Paid Search & SEO - Best Friends, Not Enemies

Wednesday, July 19, 2023


Written by

Senior Paid Media Specialist

How paid search & SEO can work together

We often see articles comparing Paid Search and SEO or pitting them against each other, which should you invest in, pro’s and con’s etc. We don’t think this is the best approach when it comes to devising your digital marketing strategy. Paid Search and SEO should complement each other, and work together to achieve targets. 

We often see Paid Search and SEO teams work in silo, not sharing valuable insights and learnings. To put it simply, we don’t like this approach. We prefer to share research and insights, and have team wide visibility of what’s going on for our clients. This allows us to be more efficient with our time and budget, and identify any improvements or wins we wouldn’t have been aware of without cross team collaboration. Our clients benefit from efficiencies and the results generated. 

So, how do we work together? Here’s just 5 of the things that we collaborate on;

1. New website pages / Category Expansions

Expanding the site to target more keywords is good SEO practice, we want to ensure we’re able to rank for core keywords and having pages targeted towards these keywords with relevant content is key. 

When we’re advising on new pages to clients, we also consider how we can use these pages from a paid perspective, and also use paid search term data to inform us of how users are searching already and whether there’s any pages that would further improve our paid efforts. We recently identified category pages that although weren’t top priority from an organic perspective, would enable us to expand our search campaigns and reach new high intent keywords, and then over time we’d rank organically for this page too.

2. Keyword Research

Keyword research is the starting point for most paid and organic activity. Why double up on the work? We produce a KW research sheet between both teams, allowing us to get full insight into the keywords we should be prioritising both organically and paid for. We often use different KW tools, so this also gives a really well rounded view of KW competitiveness and average search volumes. We categorise keywords based on topic or category, as well as intent - this helps inform account structure for paid and gives insight into how users are searching.

3. Testing New Keywords

Ranking for a new keyword organically can be a long process, especially if competition is high. A great way to test the water and see what results a newly identified keyword can generate is to add it to your paid search activity. Paid campaigns can start running in a matter of hours after going through Google’s review process, much quicker than the months it can take for a page to rank organically.

Once you’re happy that you think the keyword is worth pursuing organically, you can leave paid activity running until you’re ranking where you need to be organically. If the keyword falls flat on paid, then it might be worth investing SEO time elsewhere.

On the flipside, you can also review historical paid keyword data to identify anything that’s performed well that isn’t capturing organic traffic currently, you can then look to include these as part of your SEO strategy. 

4. Brand Campaigns

To bid or not to bid, that is the question. The answer traditionally involves a well worded discussion between an SEO and a PPC, but we can all reap the rewards of a brand campaign with some careful consideration and paying attention to brand performance more holistically. 

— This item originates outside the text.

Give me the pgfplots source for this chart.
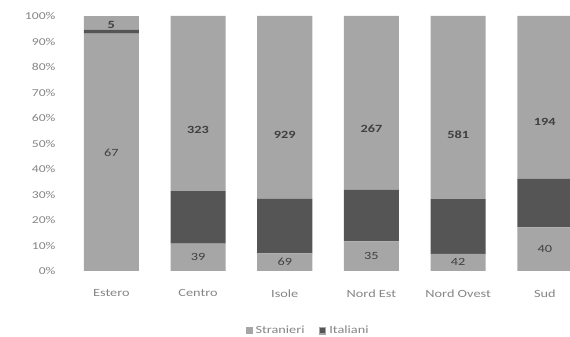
\documentclass[border=0pt]{standalone}
\usepackage{pgfplots}
\pgfplotsset{compat=1.18}
\usepackage{pgfplotstable}
\usepackage{fontspec}
\setmainfont{Carlito}[FakeStretch=1.3]
\definecolor{ltg}{HTML}{A6A6A6}
\definecolor{dkg}{HTML}{555555}
\definecolor{txt}{HTML}{858585}
\definecolor{lbl}{HTML}{404040}
\pgfplotstableread{
x s i
0 67 5
1 39 323
2 69 929
3 35 267
4 42 581
5 40 194
}\data
\begin{document}
\begin{tikzpicture}
\useasboundingbox (0,0) rectangle (570pt,337pt);
\clip (0,0) rectangle (570pt,337pt);
\pgfplotsset{base/.style={scale only axis, width=520.2pt, height=255pt,
  at={(68pt,66pt)}, anchor=south west, xmin=-0.5, xmax=5.5, ymin=0, ymax=100,
  /pgf/number format/assume math mode=true}}
\begin{axis}[base, ybar stacked, bar width=55pt,
  axis line style={draw=none}, major tick length=0pt, tick style={draw=none},
  ytick={0,10,...,100}, yticklabel={\pgfmathprintnumber{\tick}\%},
  yticklabel style={font=\fontsize{10.5}{12}\selectfont, text=txt, xshift=-9pt},
  xtick=data, xticklabels={Estero,Centro,Isole,Nord Est,Nord Ovest,Sud},
  xticklabel style={font=\fontsize{11}{13}\selectfont, text=txt, yshift=-15pt},
  legend style={at={(0.462,-0.235)}, anchor=center, draw=none, fill=none,
    legend columns=-1, font=\fontsize{11}{13}\selectfont, text=txt,
    /tikz/every even column/.append style={column sep=12pt},
    /tikz/every odd column/.append style={column sep=1pt}},
  legend image code/.code={\path[#1] (0pt,-3pt) rectangle (6.5pt,3.5pt);},
]
\addplot[fill=ltg, draw=none, forget plot] table[x=x, y expr=100*\thisrow{s}/(\thisrow{s}+\thisrow{i})] {\data};
\addplot[fill=dkg, draw=none, forget plot] table[x=x, y expr=0.23*100*\thisrow{i}/(\thisrow{s}+\thisrow{i})] {\data};
\addplot[fill=ltg, draw=none, forget plot] table[x=x, y expr=0.77*100*\thisrow{i}/(\thisrow{s}+\thisrow{i})] {\data};
\addlegendimage{fill=ltg, draw=none}
\addlegendentry{Stranieri}
\addlegendimage{fill=dkg, draw=ltg, line width=1.2pt}
\addlegendentry{Italiani}
\end{axis}
\begin{axis}[base, hide axis, clip=false]
\addplot[draw=none, mark=none, nodes near coords, point meta=explicit,
  every node near coord/.append style={anchor=center, text=lbl, font=\fontsize{11}{13}\selectfont}]
  table[x=x, y expr=50*\thisrow{s}/(\thisrow{s}+\thisrow{i}), meta=s] {\data};
\addplot[draw=none, mark=none, nodes near coords, point meta=explicit,
  every node near coord/.append style={anchor=center, text=lbl, font=\bfseries\fontsize{11}{13}\selectfont}]
  table[x=x, y expr=50+50*\thisrow{s}/(\thisrow{s}+\thisrow{i}), meta=i] {\data};
\end{axis}
\end{tikzpicture}
\end{document}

Ads over the years have become more dominant in SERP’s, with Shopping and Search ads often taking everything above the fold, pushing organic results down. With competitors bidding on your brand too, it has left advertisers with little choice but to serve ads for their brand name, ensuring they are prominent in SERP’s and protecting their brand. 

This is often seen as a negative for SEO, with paid stealing brand traffic. 

However working together you can find a budget that works, and it’s possible to control the message on paid which isn’t as easy organically. It can also work in SEO’s favour to have a branded ad, for those users that scroll to organic listings, if they’ve already seen an ad it acts as a trust signal. Especially useful for smaller brands that don’t quite have the brand kudos that competitors may have.

5. Ad Copy

Using metrics like click through rate, we can identify what ad copy is resonating well with audiences across paid and then use this ad copy to inform on-page SEO efforts such as titles, meta’s and website copy. Making even small tweaks to these can lead to improved organic rankings. 

Key Takeaways

Drive efficiencies by collaborating and sharing learnings across paid and organic activity. Even just ensuring the wider account team has visibility on what’s being worked on and prioritised can lead to a new idea. 

Share research and reports, question each other and share ideas,, and ultimately work towards the same goal. Fixating on service specific goals can hinder wider account performance.